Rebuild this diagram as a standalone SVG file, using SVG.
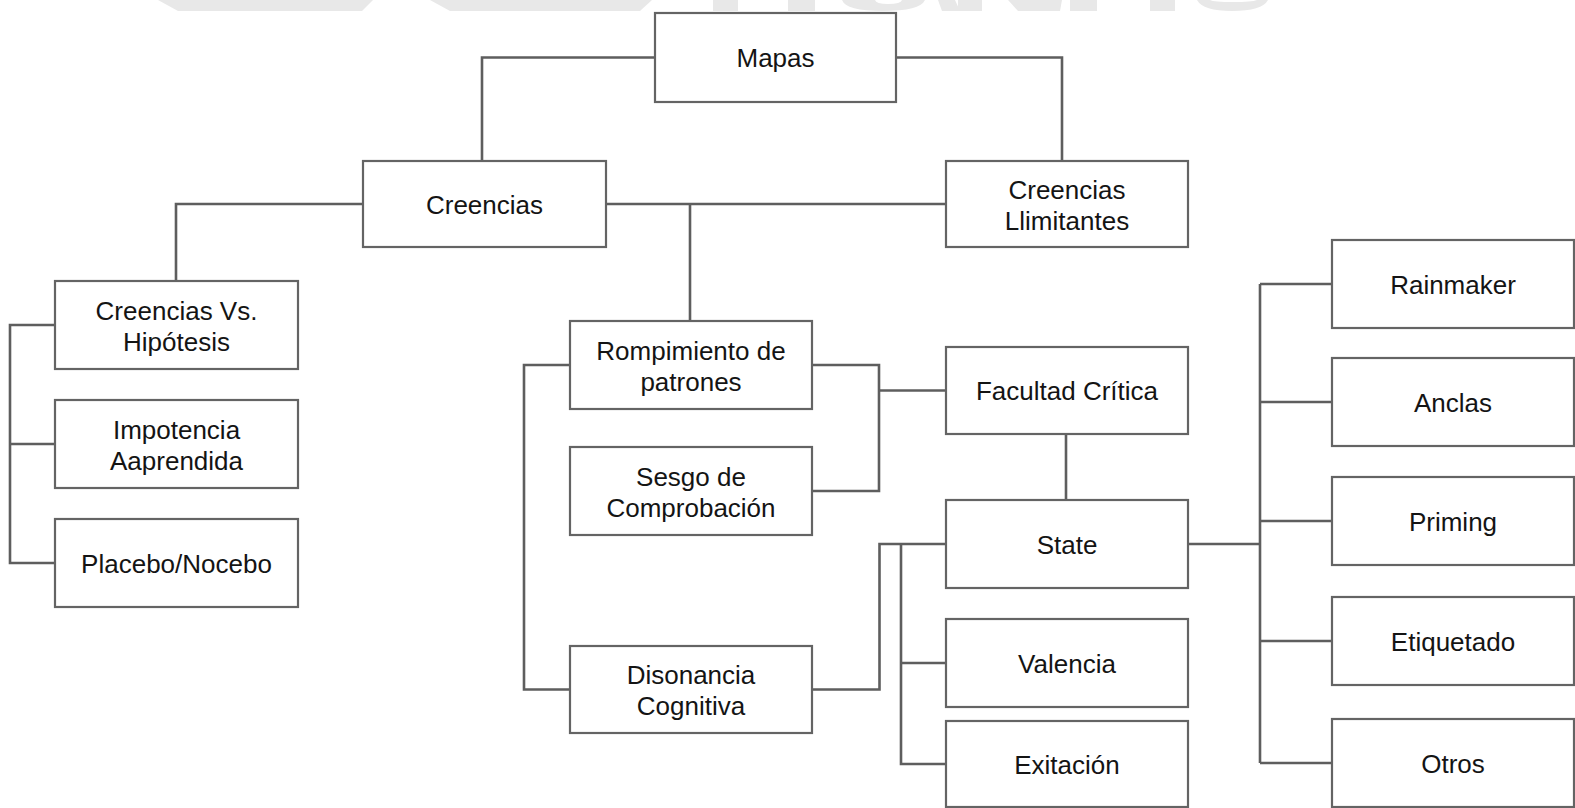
<svg xmlns="http://www.w3.org/2000/svg" width="1575" height="808" viewBox="0 0 1575 808">
  <style>
    .box rect { fill: #ffffff; stroke: #646464; stroke-width: 2.2; }
    .box text { font-family: "Liberation Sans", Arial, sans-serif; font-size: 26px; fill: #141414; text-anchor: middle; }
    #connectors path { fill: none; stroke: #5e5e5e; stroke-width: 2.6; stroke-linejoin: miter; }
    .mark { fill: #e8e8e8; }
  </style>

  <rect x="0" y="0" width="1575" height="808" fill="#ffffff"/>

  <!-- faint banner lettering along the top edge -->
  <g id="banner">
    <polygon class="mark" points="158,0 373,0 362,11 178,11"/>
    <polygon class="mark" points="430,0 652,0 640,11 450,11"/>
    <rect class="mark" x="713" y="0" width="25" height="11"/>
    <rect class="mark" x="788" y="0" width="27" height="11"/>
    <path class="mark" d="M842,0 H925 Q920,11 883,11 Q846,11 842,0 Z M875,0 Q876,4 888,4 Q901,4 902,0 Z" fill-rule="evenodd"/>
    <polygon class="mark" points="938,0 955,0 960,11 942,11"/>
    <rect class="mark" x="958" y="0" width="24" height="11"/>
    <polygon class="mark" points="1008,0 1062,0 1060,11 1018,11"/>
    <rect class="mark" x="1070" y="0" width="27" height="11"/>
    <rect class="mark" x="1150" y="0" width="25" height="11"/>
    <path class="mark" d="M1197,0 H1268 Q1262,11 1232,11 Q1203,11 1197,0 Z M1210,0 Q1214,2 1233,2 Q1252,2 1257,0 Z" fill-rule="evenodd"/>
  </g>

  <!-- connectors -->
  <g id="connectors">
    <path d="M655,57.5 H482 V161"/>
    <path d="M896,57.5 H1062 V161"/>
    <path d="M363,204 H176 V281"/>
    <path d="M606,204 H946"/>
    <path d="M690,204 V321"/>
    <path d="M55,325 H10 V563 H55"/>
    <path d="M10,444 H55"/>
    <path d="M570,365 H524 V689.5 H570"/>
    <path d="M812,365 H879 V491 H812"/>
    <path d="M879,390.5 H946"/>
    <path d="M1066,434 V500"/>
    <path d="M812,689.5 H879.5 V544 H946"/>
    <path d="M901,544 V764 H946"/>
    <path d="M901,663 H946"/>
    <path d="M1188,544 H1260"/>
    <path d="M1260,284 V763"/>
    <path d="M1260,284 H1332"/>
    <path d="M1260,402 H1332"/>
    <path d="M1260,521 H1332"/>
    <path d="M1260,641 H1332"/>
    <path d="M1260,763 H1332"/>
  </g>

  <!-- nodes -->
  <g id="mapas" class="box"><rect x="655" y="13" width="241" height="89"/><text x="775.5" y="67">Mapas</text></g>
  <g id="creencias" class="box"><rect x="363" y="161" width="243" height="86"/><text x="484.5" y="213.5">Creencias</text></g>
  <g id="creencias-llimitantes" class="box"><rect x="946" y="161" width="242" height="86"/><text x="1067" y="199">Creencias</text><text x="1067" y="230">Llimitantes</text></g>

  <g id="creencias-vs-hipotesis" class="box"><rect x="55" y="281" width="243" height="88"/><text x="176.5" y="319.5">Creencias Vs.</text><text x="176.5" y="350.5">Hipótesis</text></g>
  <g id="impotencia" class="box"><rect x="55" y="400" width="243" height="88"/><text x="176.5" y="438.5">Impotencia</text><text x="176.5" y="469.5">Aaprendida</text></g>
  <g id="placebo" class="box"><rect x="55" y="519" width="243" height="88"/><text x="176.5" y="572.5">Placebo/Nocebo</text></g>

  <g id="rompimiento" class="box"><rect x="570" y="321" width="242" height="88"/><text x="691" y="359.5">Rompimiento de</text><text x="691" y="390.5">patrones</text></g>
  <g id="sesgo" class="box"><rect x="570" y="447" width="242" height="88"/><text x="691" y="485.5">Sesgo de</text><text x="691" y="516.5">Comprobación</text></g>
  <g id="disonancia" class="box"><rect x="570" y="646" width="242" height="87"/><text x="691" y="684">Disonancia</text><text x="691" y="715">Cognitiva</text></g>

  <g id="facultad" class="box"><rect x="946" y="347" width="242" height="87"/><text x="1067" y="400">Facultad Crítica</text></g>
  <g id="state" class="box"><rect x="946" y="500" width="242" height="88"/><text x="1067" y="553.5">State</text></g>
  <g id="valencia" class="box"><rect x="946" y="619" width="242" height="88"/><text x="1067" y="672.5">Valencia</text></g>
  <g id="exitacion" class="box"><rect x="946" y="721" width="242" height="86"/><text x="1067" y="773.5">Exitación</text></g>

  <g id="rainmaker" class="box"><rect x="1332" y="240" width="242" height="88"/><text x="1453" y="293.5">Rainmaker</text></g>
  <g id="anclas" class="box"><rect x="1332" y="358" width="242" height="88"/><text x="1453" y="411.5">Anclas</text></g>
  <g id="priming" class="box"><rect x="1332" y="477" width="242" height="88"/><text x="1453" y="530.5">Priming</text></g>
  <g id="etiquetado" class="box"><rect x="1332" y="597" width="242" height="88"/><text x="1453" y="650.5">Etiquetado</text></g>
  <g id="otros" class="box"><rect x="1332" y="719" width="242" height="88"/><text x="1453" y="772.5">Otros</text></g>
</svg>
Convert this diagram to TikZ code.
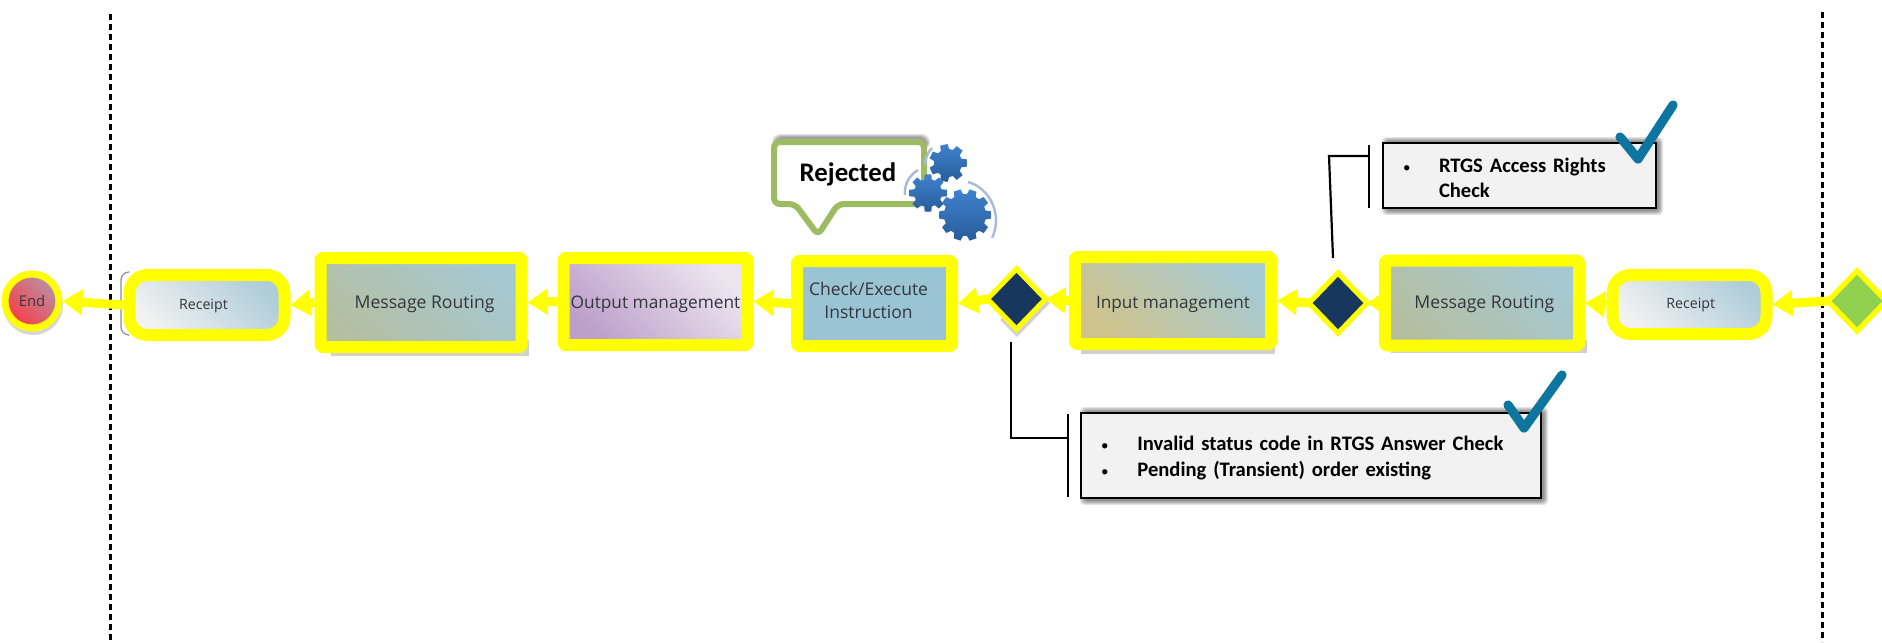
\documentclass[tikz,border=0pt]{standalone}
\usepackage{fontspec}
\setmainfont{Open Sans}
\newfontfamily\carl{Carlito}[BoldFont=Carlito Bold]
\usetikzlibrary{arrows.meta,shapes.geometric,calc}
\definecolor{hl}{rgb}{1,1,0}
\definecolor{labelgrey}{HTML}{33373B}
\definecolor{navy}{HTML}{17375E}
\definecolor{leaf}{HTML}{92D050}
\definecolor{tick}{HTML}{0E74A0}
\definecolor{bubgreen}{HTML}{9DBB61}
\definecolor{rcptA}{HTML}{F2F2F2}\definecolor{rcptB}{HTML}{AECCD9}
\definecolor{msgA}{HTML}{B4BFA2}\definecolor{msgB}{HTML}{A6C8D2}
\definecolor{inpA}{HTML}{CFC38C}\definecolor{inpB}{HTML}{A6CAD4}
\definecolor{outA}{HTML}{BC9FCA}\definecolor{outB}{HTML}{EDE6F0}
\definecolor{chkA}{HTML}{9AC3D3}
\definecolor{endA}{HTML}{FA3C46}\definecolor{endB}{HTML}{B592A6}
\definecolor{gearA}{HTML}{3F82CE}\definecolor{gearB}{HTML}{285C9B}
\definecolor{arcC}{HTML}{A9BAD8}
\tikzset{
  boxbase/.style={rectangle,draw=hl,line width=6pt,line join=round,inner sep=0pt,text=labelgrey,align=center},
  flow/.style={draw=hl,line width=4.5pt,-{Triangle[length=10pt,width=12.5pt]}},
  gate/.style={diamond,aspect=1,draw=hl,line width=2.5pt,inner sep=0pt,minimum width=29pt,minimum height=30pt,outer sep=0pt},
  noteline/.style={draw=black,line width=1.1pt},
  notebox/.style={rectangle,draw=black,line width=1.2pt,fill=black!5,inner xsep=10pt,inner ysep=0pt,align=left,font=\carl\bfseries\fontsize{10.3}{12.75}\selectfont},
  checkmark/.style={draw=tick,line width=4.6pt,line cap=round,line join=round},
  swim/.style={draw=black,line width=1.5pt,dash pattern=on 3.2pt off 1.8pt},
  boxshadow/.style={fill=black!18},
  arcline/.style={draw=arcC,line width=1.2pt}
}
\newcommand{\softbox}[4]{%
  \foreach \d in {1,2,3,4,5}{\fill[black,opacity=.10,rounded corners=2pt] (#1-\d+4,#2-\d-1) rectangle (#3+\d+2,#4+\d+2);}}
\newcommand{\gearshape}[5]{% cx cy R r n
  \shade[top color=gearA,bottom color=gearB,shift={(#1,#2)}] (0:#3)
    \foreach \i in {1,...,#5}{
      -- ({(\i-1)*360/#5+80/#5}:#3) -- ({(\i-1)*360/#5+125/#5}:#4) -- ({(\i-1)*360/#5+235/#5}:#4)
      -- ({(\i-1)*360/#5+280/#5}:#3) } -- cycle;}
\newcommand{\smallbullet}{{\fontsize{7.5}{7.5}\selectfont\mdseries •}}
\newcommand{\lowered}[2]{\raisebox{-#1}[\height][\depth]{#2}}
\begin{document}
\begin{tikzpicture}[x=0.5pt,y=-0.5pt]
\useasboundingbox[fill=white] (0,0) rectangle (1882,642);
% swimlane dividers
\coordinate (dlt) at (110,14); \coordinate (dlb) at (110,642);
\coordinate (drt) at (1822,12); \coordinate (drb) at (1822,642);
\draw[swim] (dlt) -- (dlb);
\draw[swim] (drt) -- (drb);
% flat shadows
\fill[boxshadow] (331,340) rectangle (529,356);
\fill[boxshadow] (1081,340) rectangle (1275,354);
\fill[boxshadow] (1391,340) rectangle (1587,353);
\fill[boxshadow] (1050,303) -- (1017,337) -- (1000,320) -- (1030,290) -- cycle;
\fill[black!16] (33,305) circle (30);
\draw[black!45,line width=.6pt,rounded corners=4pt] (128,272) -- (121,272) -- (121,335) -- (128,335);
% process boxes
\node[boxbase,rounded corners=9pt,minimum width=77pt,minimum height=29.5pt,font=\fontsize{7.1}{8}\selectfont,
  left color=rcptA,right color=rcptB,shading angle=135] (rcptR) at (1689.5,304.5) {\hspace*{1.2pt}Receipt};
\node[boxbase,rounded corners=1pt,minimum width=97pt,minimum height=42.5pt,font=\fontsize{8.8}{10}\selectfont,
  left color=msgA,right color=msgB,shading angle=135] (msgR) at (1482,303) {\hspace*{2.4pt}\lowered{.6pt}{Message Routing}};
\node[boxbase,rounded corners=1pt,minimum width=98pt,minimum height=43.5pt,font=\fontsize{8.6}{10}\selectfont,
  left color=inpA,right color=inpB,shading angle=135] (inp) at (1173,300.5) {\lowered{1.8pt}{Input management}};
\node[boxbase,rounded corners=1pt,minimum width=77.5pt,minimum height=42.5pt,font=\fontsize{8.75}{11.7}\selectfont,
  fill=chkA] (chk) at (874.5,303.5) {Check/Execute\hspace*{6pt}\\Instruction\hspace*{6pt}\rule[-3pt]{0pt}{3pt}};
\node[boxbase,rounded corners=1pt,minimum width=92pt,minimum height=43.5pt,font=\fontsize{8.65}{10}\selectfont,
  left color=outA,right color=outB,shading angle=135] (outp) at (655.5,301.5) {\lowered{1.2pt}{Output management}};
\node[boxbase,rounded corners=1pt,minimum width=100.5pt,minimum height=44.5pt,font=\fontsize{8.8}{10}\selectfont,
  left color=msgA,right color=msgB,shading angle=135] (msgL) at (421,302.5) {\hspace*{3.6pt}\lowered{.6pt}{Message Routing}};
\node[boxbase,rounded corners=9pt,minimum width=77.5pt,minimum height=30pt,font=\fontsize{7.1}{8}\selectfont,
  left color=rcptA,right color=rcptB,shading angle=135] (rcptL) at (207,305) {\lowered{.4pt}{Receipt}\hspace*{3.6pt}};
\node[circle,draw=hl,line width=3.5pt,minimum size=27pt,inner sep=0pt,font=\fontsize{7.4}{8}\selectfont,text=labelgrey,
  left color=endA,right color=endB,shading angle=135] (endN) at (32,301) {End};
% gateways
\node[gate,fill=leaf] (start) at (1857,301) {};
\node[gate,fill=navy] (gw2) at (1338,303) {};
\node[gate,fill=navy] (gw1) at (1016.5,299) {};
% sequence flow
\draw[flow] (start.west) -- (rcptR.east);
\draw[flow] (rcptR.west) -- (msgR.east);
\draw[flow] (msgR.west) -- (gw2.east);
\draw[flow] (gw2.west) -- (inp.east);
\draw[flow] (inp.west) -- (gw1.east);
\draw[flow] (gw1.west) -- (chk.east);
\draw[flow] (chk.west) -- (outp.east);
\draw[flow] (outp.west) -- (msgL.east);
\draw[flow] (msgL.west) -- (rcptL.east);
\draw[flow] (rcptL.west) -- (endN.east);
% redraw gateway fronts so flows stay behind them
\node[gate,fill=leaf] at (1857,301) {};
\node[gate,fill=navy] at (1338,303) {};
\node[gate,fill=navy] at (1016.5,299) {};
% notes
\softbox{1383}{143}{1656}{208}
\softbox{1081}{413}{1541}{498}
\node[notebox,text width=116.5pt,minimum height=32.5pt] (noteA) at (1519.5,175.5)
  {\makebox[18pt][l]{\smallbullet}\rule{0pt}{9.6pt}RTGS Access Rights\\\hspace*{18pt}Check};
\node[notebox,text width=210pt,minimum height=42.5pt] (noteB) at (1311,455.5)
  {\makebox[18.2pt][l]{\smallbullet}\rule{0pt}{9.6pt}Invalid status code in RTGS Answer Check\\\makebox[18.2pt][l]{\smallbullet}Pending (Transient) order existing};
\coordinate (brA1) at (1369,145); \coordinate (brA2) at (1369,208);
\coordinate (brAm) at (1369,156); \coordinate (brAc) at (1329,156);
\coordinate (brAd) at (1333,258);
\draw[noteline] (brA1) -- (brA2);
\draw[noteline] (brAm) -- (brAc) -- (brAd);
\coordinate (brB1) at (1068,414); \coordinate (brB2) at (1068,497);
\coordinate (brBm) at (1068,438); \coordinate (brBc) at (1011,438);
\coordinate (brBd) at (1011,342);
\draw[noteline] (brB1) -- (brB2);
\draw[noteline] (brBm) -- (brBc) -- (brBd);
% check marks
\draw[checkmark] (1620,137) -- (1638,159) -- (1673,105);
\draw[checkmark] (1508,405) -- (1524,428) -- (1562,375);
% rejected bubble
\foreach \d in {1,2,3,4}{\fill[black,opacity=.11,rounded corners=4pt] (776-\d,138-\d) rectangle (926+\d,150);}
\draw[draw=bubgreen,line width=3pt,fill=white,rounded corners=3pt]
  (774,142) -- (924,142) -- (924,204) -- (838,204) -- (818,235) -- (795,204) -- (774,204) -- cycle;
\node[inner sep=0pt,font=\carl\bfseries\fontsize{13.4}{15}\selectfont] (rej) at (848,174) {Rejected};
% gears
\draw[arcline] (968,182) .. controls (990,188) and (1003,215) .. (992,238);
\draw[arcline] (918,170) .. controls (908,176) and (904,186) .. (905,195);
\draw[arcline] (932,148) .. controls (928,152) and (925,158) .. (925,165);
\gearshape{948}{163}{19}{14}{7}
\gearshape{928}{193}{19}{14}{8}
\gearshape{965}{215}{26}{21}{10}
\end{tikzpicture}
\end{document}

== == ==

Written exercise ▸ Copy out every line of the data that includes "this".

Final result ▸
Rebuild this diagram as a standalone SVG file, using SVG.
Convert this diagram to TikZ code.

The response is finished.